Todavía recuerdo al yayo sujetando las patas de la escalera de mano. La yaya se encaramaba decidida. En el altillo había muchas bolsas coloridas, envoltorios grandes, fundas grandes. Y dentro, mantas, chaquetas, ropa de cama. Aparecían también cacharros bien diversos, fotos amarillentas en cajas roídas por las polillas y algún electrodoméstico en desuso que se guardaba por si acaso. Aquellos por-si-acaso que llenan de estorbos los rincones de las casas y que nunca acaban volviendo a usarse pero que seguimos conservando por una extraña nostalgia.
El cambio de armario duraba casi un fin de semana entero y, además de ser práctico, era todo un acontecimiento familiar. Se tenía que decidir bien qué pantalones, camisas, camisetas o rebeca se escondían en el pozo sin fondo que era la parte de encima del mueble, porque no: ya no los volverías a ver más en meses. Pero aparte, el sábado y domingo dedicados a esta tarea se convertían en un punto de encuentro de generaciones. Se compartían conversaciones y recuerdos, se estiraba del hilo histórico de según qué trasto aparecido por sorpresa y el aburrimiento y el trabajo se trenzaban con la anécdota y la carcajada.
Ahora que se acercan fechas de hacer regalos y de mucho comprar, sería bueno recordar la importancia de dejar salir antes de entrar, de vaciar. El armario, la casa, la gente...
Nuestros padres han conservado una tradición que nosotros, seguramente, ya no podremos mantener: el cambio climático ha jubilado determinada ropa de abrigo y el entretiempo se ha estrechado de tal manera que la indumentaria que nos hace falta para las cuatro estaciones la podemos guardar en una misma repisa o percha, a excepción de dos o tres semanas del invierno más riguroso. Ropa de todo el año escondida en los mismos cajones y estantes y donde abunda entela más ligera y fina, de poco grosor y mucha modernez, porque no solo el viento revuelto cambia los hábitos, también el consumismo exacerbado, que nos hace deshacernos de piezas buenas que todavía podríamos usar y que ya no guardamos en ningún armario.

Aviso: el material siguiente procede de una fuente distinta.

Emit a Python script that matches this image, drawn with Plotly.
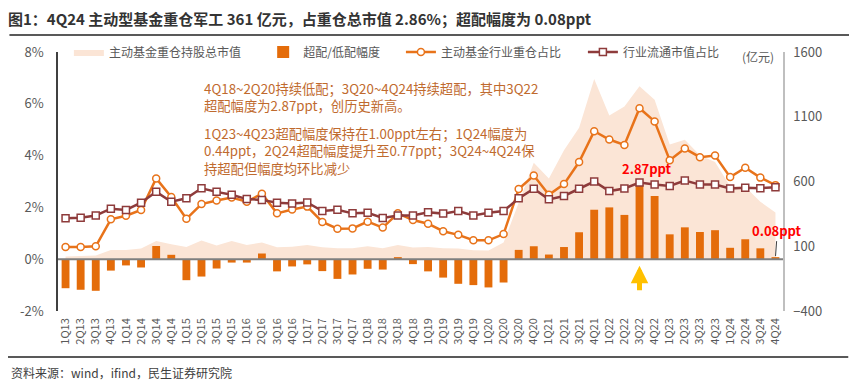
import plotly.graph_objects as go

quarters = ["1Q13","2Q13","3Q13","4Q13","1Q14","2Q14","3Q14","4Q14","1Q15","2Q15","3Q15","4Q15",
            "1Q16","2Q16","3Q16","4Q16","1Q17","2Q17","3Q17","4Q17","1Q18","2Q18","3Q18","4Q18",
            "1Q19","2Q19","3Q19","4Q19","1Q20","2Q20","3Q20","4Q20","1Q21","2Q21","3Q21","4Q21",
            "1Q22","2Q22","3Q22","4Q22","1Q23","2Q23","3Q23","4Q23","1Q24","2Q24","3Q24","4Q24"]

# 主动基金重仓持股总市值 (亿元, right axis)
fund_mv = [20, 22, 28, 72, 72, 82, 141, 115, 95, 144, 105, 141,
           110, 128, 92, 97, 110, 92, 85, 85, 100, 85, 110, 90,
           95, 85, 82, 70, 67, 128, 436, 744, 623, 841, 1015, 1392,
           1110, 1180, 1336, 1231, 885, 923, 803, 751, 564, 559, 444, 361]

# 超配/低配幅度 (ppt)
over_under = [-1.12, -1.18, -1.22, -0.44, -0.24, -0.32, 0.51, 0.17, -0.81, -0.67, -0.36, -0.13,
              -0.13, 0.22, -0.47, -0.28, -0.20, -0.46, -0.76, -0.59, -0.37, -0.40, 0.08, -0.19,
              -0.47, -0.71, -0.95, -1.00, -1.09, -0.90, 0.36, 0.50, 0.18, 0.47, 1.04, 1.91,
              2.00, 1.71, 2.87, 2.44, 0.96, 1.23, 1.05, 1.12, 0.44, 0.77, 0.42, 0.08]

# 主动基金行业重仓占比 (%)
fund_share = [0.47, 0.47, 0.50, 1.54, 1.68, 1.90, 3.12, 2.40, 1.56, 2.13, 2.27, 2.38,
              2.22, 2.53, 1.77, 1.92, 2.03, 1.44, 1.18, 1.19, 1.45, 1.22, 1.77, 1.51,
              1.37, 1.08, 0.94, 0.73, 0.73, 0.97, 2.71, 3.23, 2.49, 2.90, 3.75, 4.94,
              4.62, 4.41, 5.83, 5.32, 3.82, 4.27, 3.94, 4.00, 3.17, 3.53, 3.15, 2.86]

# 行业流通市值占比 (%)
float_share = [1.58, 1.60, 1.69, 1.95, 1.90, 2.18, 2.60, 2.22, 2.35, 2.74, 2.60, 2.49,
               2.32, 2.29, 2.18, 2.15, 2.19, 1.86, 1.91, 1.77, 1.79, 1.59, 1.69, 1.69,
               1.81, 1.76, 1.86, 1.69, 1.79, 1.86, 2.35, 2.72, 2.31, 2.44, 2.72, 3.00,
               2.63, 2.73, 2.96, 2.88, 2.83, 3.04, 2.88, 2.88, 2.73, 2.76, 2.74, 2.78]

left_ticks = [-2, 0, 2, 4, 6, 8]
left_ticktext = ["-2%", "0%", "2%", "4%", "6%", "8%"]
right_ticks = [-400, 100, 600, 1100, 1600]

FONT = "Noto Sans CJK SC"
ORANGE = "#E8731A"
BAR = "#E46C0A"
DARKRED = "#8E3B3B"
AREA = "#FBE5D6"
NOTE = "#BF6A2E"

fig = go.Figure()
fig.add_trace(go.Scatter(x=quarters, y=fund_mv, yaxis="y", name="主动基金重仓持股总市值",
                         mode="lines", fill="tozeroy", fillcolor=AREA,
                         line=dict(width=0, color=AREA), legend="legend"))
fig.add_trace(go.Bar(x=quarters, y=over_under, yaxis="y2", name="超配/低配幅度",
                     marker=dict(color=BAR, line=dict(width=0)), width=0.52, legend="legend2"))
fig.add_trace(go.Scatter(x=quarters, y=fund_share, yaxis="y2", name="主动基金行业重仓占比",
                         mode="lines+markers", line=dict(color=ORANGE, width=2.5),
                         marker=dict(symbol="circle", size=7, color="white",
                                     line=dict(color=ORANGE, width=1.5)), legend="legend3"))
fig.add_trace(go.Scatter(x=quarters, y=float_share, yaxis="y2", name="行业流通市值占比",
                         mode="lines+markers", line=dict(color=DARKRED, width=2.5),
                         marker=dict(symbol="square", size=7, color="white",
                                     line=dict(color=DARKRED, width=1.5)), legend="legend4"))

def leg(x):
    return dict(orientation="h", x=x, xanchor="left", y=1.0, yanchor="middle",
                font=dict(size=12, color="#595959"), bgcolor="rgba(0,0,0,0)", itemwidth=30)

# page body has an 8px margin: the figure is sized/placed so the plot area lands where the reference has it
fig.update_layout(
    width=849, height=372,
    margin=dict(l=46, r=74, t=44, b=69),
    paper_bgcolor="white", plot_bgcolor="rgba(0,0,0,0)",
    font=dict(family=FONT, size=12, color="#595959"),
    title=dict(text="<b>图1：4Q24 主动型基金重仓军工 361 亿元，占重仓总市值 2.86%；超配幅度为 0.08ppt</b>",
               x=0.0, xanchor="left", y=0.968, yanchor="middle",
               font=dict(family=FONT, size=15, color="#333333")),
    showlegend=True,
    legend=leg(0.015), legend2=leg(0.283), legend3=leg(0.473), legend4=leg(0.724),
    bargap=0.4,
    xaxis=dict(type="category", tickangle=-90, tickfont=dict(size=11, color="#595959"),
               showline=False, showgrid=False, ticks="", ticklabelstandoff=4,
               range=[-0.5, len(quarters) - 0.5]),
    yaxis=dict(side="right", range=[-400, 1600], tickvals=right_ticks,
               showgrid=False, zeroline=False, showline=True, linecolor="#BFBFBF",
               linewidth=1.5, ticks="", tickfont=dict(size=13, color="#595959"),
               ticklabelstandoff=6),
    yaxis2=dict(side="left", overlaying="y", range=[-2, 8], tickvals=left_ticks,
                ticktext=left_ticktext, showgrid=False, zeroline=False, showline=True,
                linecolor="#404040", linewidth=1.5, ticks="",
                tickfont=dict(size=13, color="#595959"), ticklabelstandoff=10),
)

# zero baseline
fig.add_shape(type="line", xref="paper", yref="y2", x0=0, x1=1, y0=0, y1=0,
              line=dict(color="#7F7F7F", width=2), layer="above")
# title underline and footer line
fig.add_shape(type="line", xref="paper", yref="paper", x0=-0.067, x1=1.095, y0=1.066, y1=1.066,
              line=dict(color="#595959", width=2))
fig.add_shape(type="line", xref="paper", yref="paper", x0=-0.074, x1=1.09, y0=-0.178, y1=-0.178,
              line=dict(color="#595959", width=2))

fig.add_annotation(xref="paper", yref="paper", x=-0.067, y=-0.236, xanchor="left", yanchor="middle",
                   text="资料来源：wind，ifind，民生证券研究院", showarrow=False,
                   font=dict(size=12, color="#404040"))
fig.add_annotation(xref="paper", yref="paper", x=0.966, y=0.981, xanchor="center", yanchor="middle",
                   text="(亿元)", showarrow=False, font=dict(size=12, color="#595959"))

fig.add_annotation(xref="paper", yref="paper", x=0.199, y=0.826, xanchor="left", yanchor="middle",
                   align="left", showarrow=False, font=dict(size=13.3, color=NOTE),
                   text="4Q18~2Q20持续低配；3Q20~4Q24持续超配，其中3Q22<br>超配幅度为2.87ppt，创历史新高。")
fig.add_annotation(xref="paper", yref="paper", x=0.199, y=0.618, xanchor="left", yanchor="middle",
                   align="left", showarrow=False, font=dict(size=13.3, color=NOTE),
                   text="1Q23~4Q23超配幅度保持在1.00ppt左右；1Q24幅度为<br>0.44ppt，2Q24超配幅度提升至0.77ppt；3Q24~4Q24保<br>持超配但幅度均环比减少")

peak_i = over_under.index(max(over_under))
fig.add_annotation(x=quarters[peak_i], y=over_under[peak_i], xref="x", yref="y2",
                   text="<b>2.87ppt</b>", showarrow=False, yanchor="bottom", yshift=5, xshift=7,
                   font=dict(size=13, color="#FF0000"))
fig.add_annotation(x=quarters[peak_i], y=-0.25, xref="x", yref="y2", text="",
                   showarrow=True, arrowhead=2, arrowsize=0.7, arrowwidth=5,
                   arrowcolor="#FFC000", ax=0, ay=26, standoff=0)
fig.add_annotation(x=quarters[-1], y=over_under[-1], xref="x", yref="y2",
                   text="<b>0.08ppt</b>", showarrow=True, arrowhead=0, arrowwidth=1,
                   arrowcolor="#404040", ax=2, ay=-27, standoff=1,
                   font=dict(size=13, color="#FF0000"))

fig.write_html("out.html")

El hecho de ir perdiendo esta costumbre, de reutilizar y conservar, por la velocidad de la sociedad, por la obsolescencia programada y por el calentamiento de la Tierra hace que, de rebote, nos perdamos la parte antropológica del asunto. Hacer el cambio de armario era sociabilizarse —entre padres e hijos, hermanos y abuelos— y era valorar el hábito del aprovechamiento de las cosas. Era, por ejemplo, empezar a hacer juntos el belén, que reaparecía arrinconado y paciente detrás del edredón. Remover las repisas servía igualmente para aprovechar la ocasión y tirar trastos inútiles, que al lado del buen reciclaje tiene que haber también la virtud de tirar a la basura aquello que no solo no sirve, sino que, además, lastra.
El orden exterior contribuye al orden interior. Estar rodeados de armonía contribuye a tomar mejores decisiones, a tener las ideas más claras. Ahora que se acercan fechas de hacer regalos y de mucho comprar, sería bueno recordar la importancia de dejar salir antes de entrar, de vaciar. El armario, la casa, la gente. De ropa, de polvo, de algunas compañías. Hacer limpieza. Sin temor. De fuera hacia adentro y de dentro hacia afuera, que quizás no necesitamos más perchas, sino menos ropa.